PS: not sure I can upload the zip here, but you can download it from my GDrive folder here:


repro-tk1.webp

repro-tk2.webp

repro-tk3.webp
repro-tk4.webp
repro-tk8.webp
 
Last edited:
This is all very into the weeds in my opinion. The 388 can’t even record or reproduce at 20kHz with any appreciable reliability. It’s not designed to do that. So I wouldn’t get twisted up about any of the above…little peaks in distortion, etc. you have a 40 year-old narrow format tape machine, so expect weirdness. Especially if it hasn’t been completely gone through and fully calibrated, serviced and adjusted.
 
This is all very into the weeds in my opinion. The 388 can’t even record or reproduce at 20kHz with any appreciable reliability. It’s not designed to do that. So I wouldn’t get twisted up about any of the above…little peaks in distortion, etc. you have a 40 year-old narrow format tape machine, so expect weirdness. Especially if it hasn’t been completely gone through and fully calibrated, serviced and adjusted.
Yea.. I totally agree, the full mix example made me scratch my head a bit, do you think it sounds "388-normal"?

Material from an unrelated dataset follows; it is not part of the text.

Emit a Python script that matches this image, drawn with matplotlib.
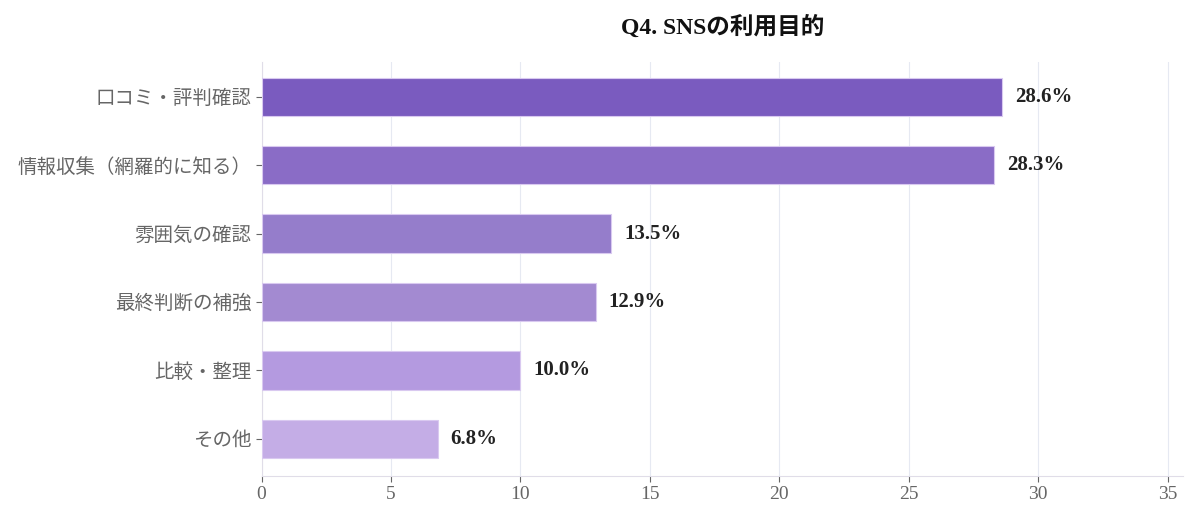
import matplotlib
matplotlib.use('Agg')
import matplotlib.pyplot as plt

plt.rcParams['font.family'] = ['Liberation Serif', 'Noto Sans CJK JP', 'DejaVu Sans']

categories = ['口コミ・評判確認', '情報収集（網羅的に知る）', '雰囲気の確認',
              '最終判断の補強', '比較・整理', 'その他']
values = [28.6, 28.3, 13.5, 12.9, 10.0, 6.8]
colors = ['#7a5bbf', '#8a6cc6', '#957dcb', '#a38ad1', '#b49ae0', '#c4ade6']
xticks = [0, 5, 10, 15, 20, 25, 30, 35]

fig, ax = plt.subplots(figsize=(12, 5.24), dpi=100)
fig.subplots_adjust(left=0.218, right=0.986, top=0.882, bottom=0.092)

y = list(range(len(categories)))
ax.barh(y, values, height=0.56, color=colors, edgecolor='#d9c9f0', linewidth=0.8, zorder=3)
ax.set_ylim(5.54, -0.51)

for yi, v in zip(y, values):
    ax.text(v + 0.5, yi, f'{v:.1f}%', va='center', ha='left',
            fontsize=15, fontweight='bold', color='#222222', zorder=4)

ax.set_yticks(y)
ax.set_yticklabels(categories, fontsize=14, color='#555555')
ax.set_xticks(xticks)
ax.set_xticklabels([str(t) for t in xticks], fontsize=14, color='#666666')
ax.set_xlim(0, 35.6)

ax.grid(axis='x', color='#e6e9f2', linewidth=0.8, zorder=0)
ax.set_axisbelow(True)
for s in ['top', 'right']:
    ax.spines[s].set_visible(False)
ax.spines['left'].set_color('#e0dde8')
ax.spines['bottom'].set_color('#e0dde8')
ax.tick_params(axis='both', colors='#666666', length=4)

ax.set_title('Q4. SNSの利用目的', fontsize=17, fontweight='bold', color='#111111', pad=20)

fig.savefig('out.png', dpi=100, facecolor='white')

I will call a tech tomorrow and see whether they can work with it :/
 
I didn’t listen to the sound samples. I haven’t had a 388 for a decade or more and haven’t done anything substantial with one for many years before that…and didn’t do a lot. So “388 normal” is not something I can answer or maybe even anybody. The question is does it calibrate to spec? And you don’t know that yet. If you can get it to perform in-spec according to the procedures in the service manual, you don’t go looking for problems beyond that. It’s a tape machine so there are going to be all sorts of anomalies. And it’s a 40 year old tape machine so there will be many more weirdnesses with it, mechanically, electronically, sonically…but the gold standard for “is it okay” is will it cal to spec…frequency response, levels, noise, track-to-track consistency…all that. If it records and plays back on all 8 tracks you’re already well on your way. That’s not the case a lot of the the time. And bear in mind edge tracks on a narrow format machine are always going to have more issues.